I've been communicating in Taylor lyrics all week. "Your way and my way seem to be one and the same," I text my friend, quoting "Country Road" as we plan our transportation to the Ford Center at the Star in Frisco. "We might as well carpool."
And for this concert, I've got a goal: to get a picture with Taylor. I know from experience that he often signs autographs during intermission or after concerts (last time, I got my T-shirt signed), and with a little strategery and a little luck, I'm confident I'll have a new Facebook profile pic by the end of the night.
When the lights go down, Taylor steps onto the stage, unassuming in his standard blue shirt and newsboy cap (which eventually flips backward), to introduce Bonnie Raitt. Billed as a "special guest," Raitt is more than an opening act as she graces the Ford Center with its first musical performance. Her camaraderie with Taylor is clear when she introduces her cover of "Rainy Day Man."
But the Ford Center has added to the usual list of concert pet peeves. Not only are vendors walking around with flashlights to sell concessions during the show as if it were a baseball game, but some are also calling out phrases like "cold beer! cold beer!" during songs — a capitalistic move by The Star that feels both disruptive to the audience and disrespectful to the artists.
After several fiery songs, including "Something to Talk About," and jokes tailored to the crowd ("I wrote this when I was nervous about turning 40 — remember that?" she says of "Nick of Time"), Raitt ends her hourlong set with John Prine's "Angel From Montgomery," leaving the audience wishing for more from her extensive repertoire.
After my friend and I spend the intermission debating who's cuter, young James Taylor or young Cat Stevens, Taylor opens his set with a slow "Carolina in My Mind" as the screens surrounding him display home videos and childhood photos.
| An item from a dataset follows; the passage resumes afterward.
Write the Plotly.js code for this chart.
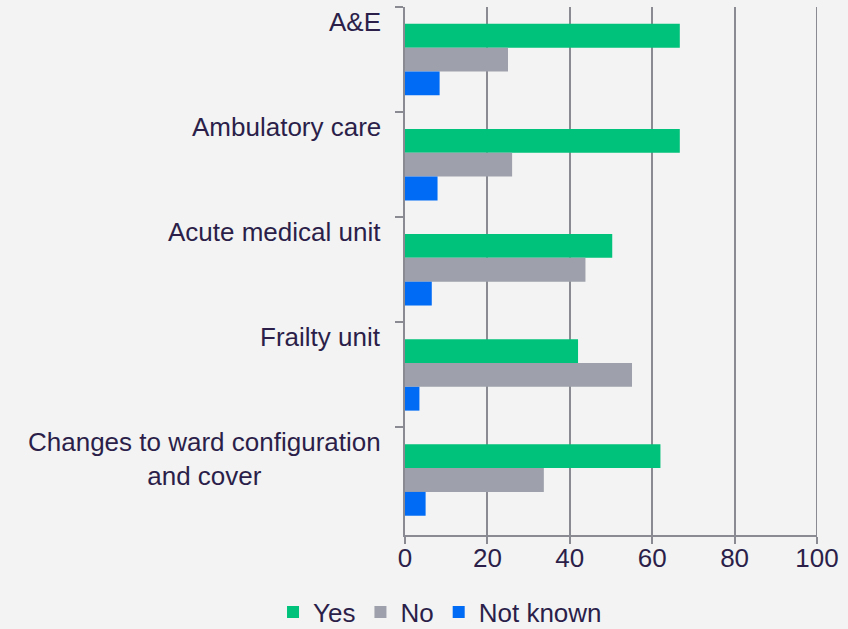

These images — plus those of pastoral landscapes, handwritten song lyrics, postcards and other memorabilia — are the ideal complement to Taylor's Americana songs.
Taylor's tales are also perfect. Anyone who's seen him in concert or heard a live album knows that "Sweet Baby James," written for Taylor's nephew and namesake, "had to be a cowboy lullaby." But rather than feeling repetitive, these stories feel nostalgic, like family lore your uncle shares on special occasions. And this time, the tales are paired with old photos and videos of Taylor and his band.
When the screen displays a Sunset Strip billboard of Taylor's first album cover — the singer-songwriter lounging outside with shoulder-length hair and a tan suit — he takes the audience back to 1968. Taylor played "Something in the Way She Moves" for Paul McCartney and George Harrison, becoming the first artist signed to their new record label.
Despite his legendary status, the five-time Grammy Award winner and recent Kennedy Center Honors recipient is nonchalant about his fame. As he sings "Shower the People," fans sing along on the screen behind him through videos submitted before the tour. Later, shots of audience members dancing appear (which, to be fair, feels a little bit like a baseball game). And more than once, Taylor tells the devoted crowd he "won't forget this."
As Raitt joins Taylor for the encore, which includes Carole King's "You've Got a Friend," I take advantage of the only benefit for short people at a concert: the ability to sneak through crowds. And after the show, when Taylor steps off the stage, I'm suddenly near the front of the crush of fans, and I get my selfie.
Plus, Taylor answers what I've been pondering for a long time: He and King text each other. He said their conversations are mostly about family. I prefer to imagine them like this:
CK: Miss you, James! Too bad you're so far away.
JT: Me too! Would be nice to see your smiling face.
CK: Send the family my love! Don't forget you've got a friend.